PROBLEM STATEMENT:
From the first line of the data below through the line holding "import plotly.graph_objects as go", output each line exactly and leave the pictures out.

(Source records)
>>

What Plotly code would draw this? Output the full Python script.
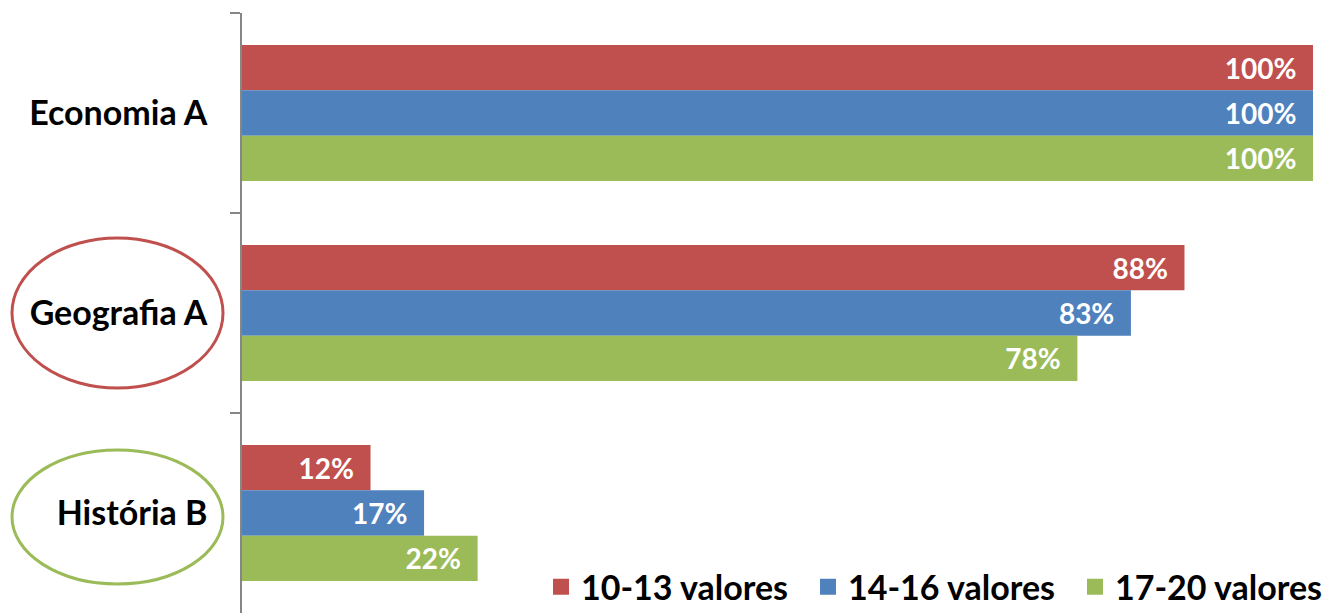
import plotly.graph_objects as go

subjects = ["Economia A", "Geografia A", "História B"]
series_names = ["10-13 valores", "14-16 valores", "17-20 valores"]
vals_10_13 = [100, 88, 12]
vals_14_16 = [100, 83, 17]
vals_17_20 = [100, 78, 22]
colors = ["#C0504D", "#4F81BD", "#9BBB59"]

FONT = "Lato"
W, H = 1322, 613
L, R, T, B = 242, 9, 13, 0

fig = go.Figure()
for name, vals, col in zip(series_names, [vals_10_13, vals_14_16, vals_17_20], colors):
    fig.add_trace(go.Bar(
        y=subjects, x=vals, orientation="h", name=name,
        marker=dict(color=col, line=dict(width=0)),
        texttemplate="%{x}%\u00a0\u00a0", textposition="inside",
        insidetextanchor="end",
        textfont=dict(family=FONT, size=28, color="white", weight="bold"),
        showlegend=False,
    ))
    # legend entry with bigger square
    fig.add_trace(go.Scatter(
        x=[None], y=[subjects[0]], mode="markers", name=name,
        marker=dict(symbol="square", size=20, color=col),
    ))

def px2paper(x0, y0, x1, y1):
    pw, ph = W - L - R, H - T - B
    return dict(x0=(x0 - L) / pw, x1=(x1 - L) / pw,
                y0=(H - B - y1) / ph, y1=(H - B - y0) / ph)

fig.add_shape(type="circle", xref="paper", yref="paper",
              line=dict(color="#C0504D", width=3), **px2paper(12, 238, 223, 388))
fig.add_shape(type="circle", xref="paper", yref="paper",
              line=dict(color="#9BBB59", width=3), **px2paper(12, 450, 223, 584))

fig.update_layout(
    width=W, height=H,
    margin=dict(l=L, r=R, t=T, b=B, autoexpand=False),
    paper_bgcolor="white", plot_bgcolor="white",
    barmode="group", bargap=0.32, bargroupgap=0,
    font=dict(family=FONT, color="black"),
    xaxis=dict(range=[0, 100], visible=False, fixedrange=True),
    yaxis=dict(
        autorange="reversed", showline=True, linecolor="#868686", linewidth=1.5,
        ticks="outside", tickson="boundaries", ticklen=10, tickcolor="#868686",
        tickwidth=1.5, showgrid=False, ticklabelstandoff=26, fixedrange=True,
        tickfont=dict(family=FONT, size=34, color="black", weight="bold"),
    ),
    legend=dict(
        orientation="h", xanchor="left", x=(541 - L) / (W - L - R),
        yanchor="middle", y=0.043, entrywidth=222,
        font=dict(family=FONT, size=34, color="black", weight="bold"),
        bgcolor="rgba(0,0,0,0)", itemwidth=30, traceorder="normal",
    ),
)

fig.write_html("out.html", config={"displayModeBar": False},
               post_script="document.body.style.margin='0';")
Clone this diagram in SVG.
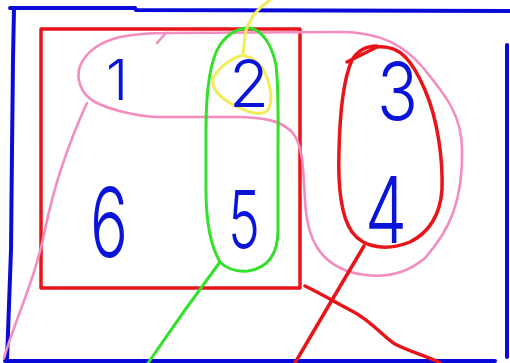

<<

PROBLEM SOLUTION:
What Plotly code would draw this? Output the full Python script.
import plotly.graph_objects as go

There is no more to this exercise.